My dad loved a good deal. He loved getting something for nothing. He was thrifty to a fault. He loved money but he did not value material possessions one iota. Money was a score card. It separated you from those less intelligent or hard working. But spending money on ostentatious living was frowned upon.
When mom was alive, she spent money on the things that she liked to spend money on. She slipped money to my sister for her children’s tuition, she bought nice presents for her kids and even nicer ones for her grand kids. She liked to dress herself and my dad in designer clothes. They had a guy at James Davis. Mom expected Dad to buy her expensive gifts and he did not let her down.

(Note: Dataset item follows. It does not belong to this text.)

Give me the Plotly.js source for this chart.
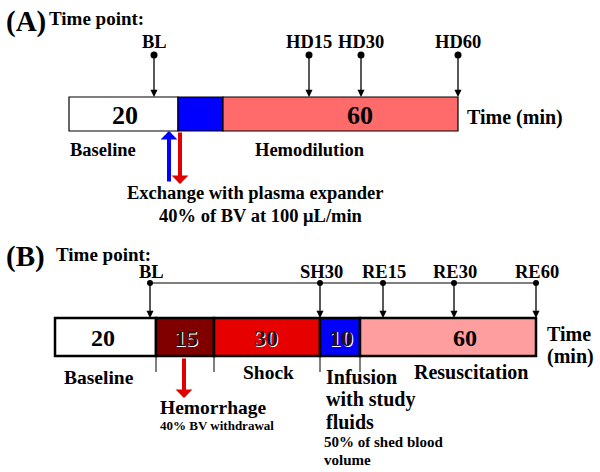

But once mom died, dad settled into a life of frugality that was almost spartan and was certainly comical for a man of his means. He bought his khakis in bulk at Walmart, ditto for his shirts. He would go all over town looking for the cheapest tomato. But mostly he just did without.

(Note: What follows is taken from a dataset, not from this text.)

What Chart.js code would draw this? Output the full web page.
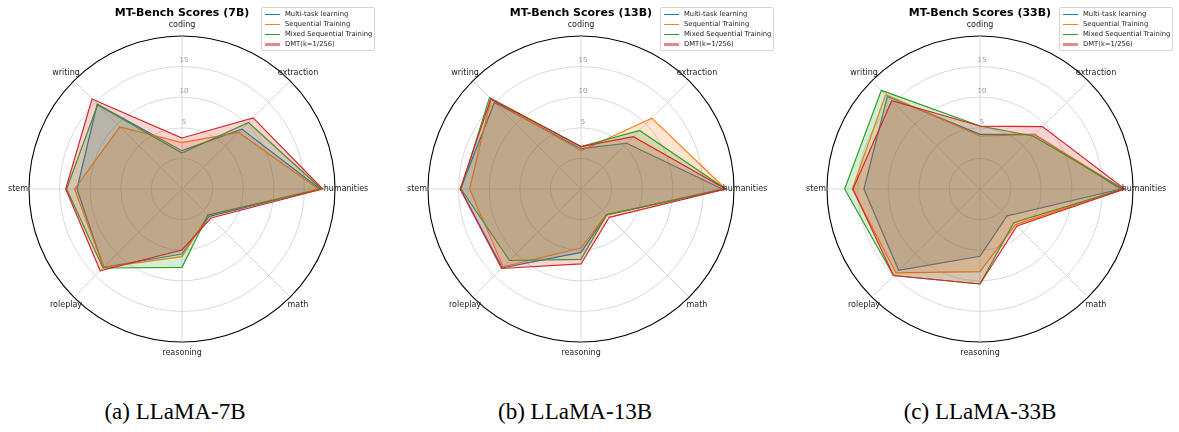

He was a staple at the local Chinese-all-you-can-eat-buffet,
and he would tell me about each day’s offerings, all 58 individual items, even though they rarely changed. He had a mind like a steel trap. That comes in handy when you’re blind. Another story for another day. Chinese-all-you-can-eat-buffets don’t attract a well heeled clientele. Dad liked to complain about the other patrons. One day at the fried catfish section, someone bigger and badder blocked him out and got the last piece. The lady with the new batch of catfish saw it all go down and she put not one, not two, but THREE pieces of freshly fried catfish on dad’s plate. He had only planned on getting one piece, but since she had put three pieces on his plate, he decided to eat two and take the third piece home to eat later. I said, “Dad, these Chinese-all-you-can-eat-buffets generally don’t allow you to take things home.” He said, “I know, I put it in my pocket.”